Du coup, il a été assez facile de nous vendre l’efficience présupposée des entreprises privées plutôt que la lourdeur bureaucratique des services publics, avec l’idée qu’ensuite, ce serait plus rapide, plus efficace, moins cher et plus accessible. Puis, dans l’élan, de nous fourguer la dématérialisation des services, des démarches et même des relations comme simplificatrice de la vie quotidienne.

En fait, ce n’est pas compliqué, la numérisation de notre société, c’est le nouvel eldorado, le saint Graal et le mini Mir réunis.

Ce qui est grandement exagéré. (...)

le pire est à venir quand cette « simplification » de la démarche s’accompagne en réalité d’un objectif très concret de réduction des couts et donc des personnels chargés de gérer ses processus. Parce qu’aux deux bouts de la chaine numérique, il reste toujours des humains.

Et que tous ces humains — tant s’en faut — ne sont pas des familiers voire même vaguement à l’aise avec la chose informatique ou la chose administrative.
Et que du coup, au moindre petit grain de sable dans l’engrenage, c’est toute la machine qui se grippe, maintenant qu’elle n’est plus ointe du liant humain. (...)

Informatique partout, liberté nulle part
Pour en revenir à mon père, il est juste un pur incompétent numérique. Il est arrivé à grand-peine à dompter l’interface du Cube de Canal+, il a fini par se résigner à utiliser une carte bancaire — lui qui a passé toute sa vie à compter l’argent en briques —, mais c’est bien là le maximum d’effort qu’il veut bien concéder à la machine.

Et je le comprends. À son âge, il n’a plus rien à prouver et si ses capacités intellectuelles sont intactes, il n’a aucune culture numérique et le bond cognitif que cela représente est bien trop de fatigue pour un vieillard.

Mais voilà, la société numérique est totalitaire et ne lui laisse aucun choix, aucun espace, aucune dérogation. (...)

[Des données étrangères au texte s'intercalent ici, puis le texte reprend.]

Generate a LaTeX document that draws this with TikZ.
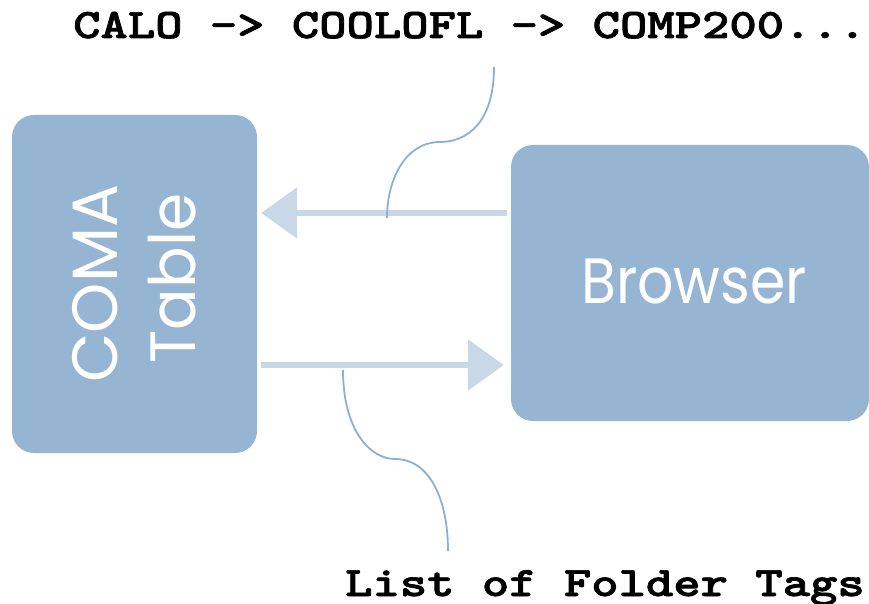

En gros, la digitalisation de la vie quotidienne ne serait pas quelque chose de grave si elle n’était pas imposée à tous, au mépris le plus absolu de ceux qui n’ont pas accès à cette technologie, que ce soit par manque de moyens ou d’envies. C’est ainsi qu’est pourtant créée une nouvelle catégorie de sous-citoyens :

Les exclus numériques (...)

Je ne sais pas pour vous, mais franchement, je lui trouve une sale gueule au progrès, maintenant qu’il est en marche… inexorable et indifférent.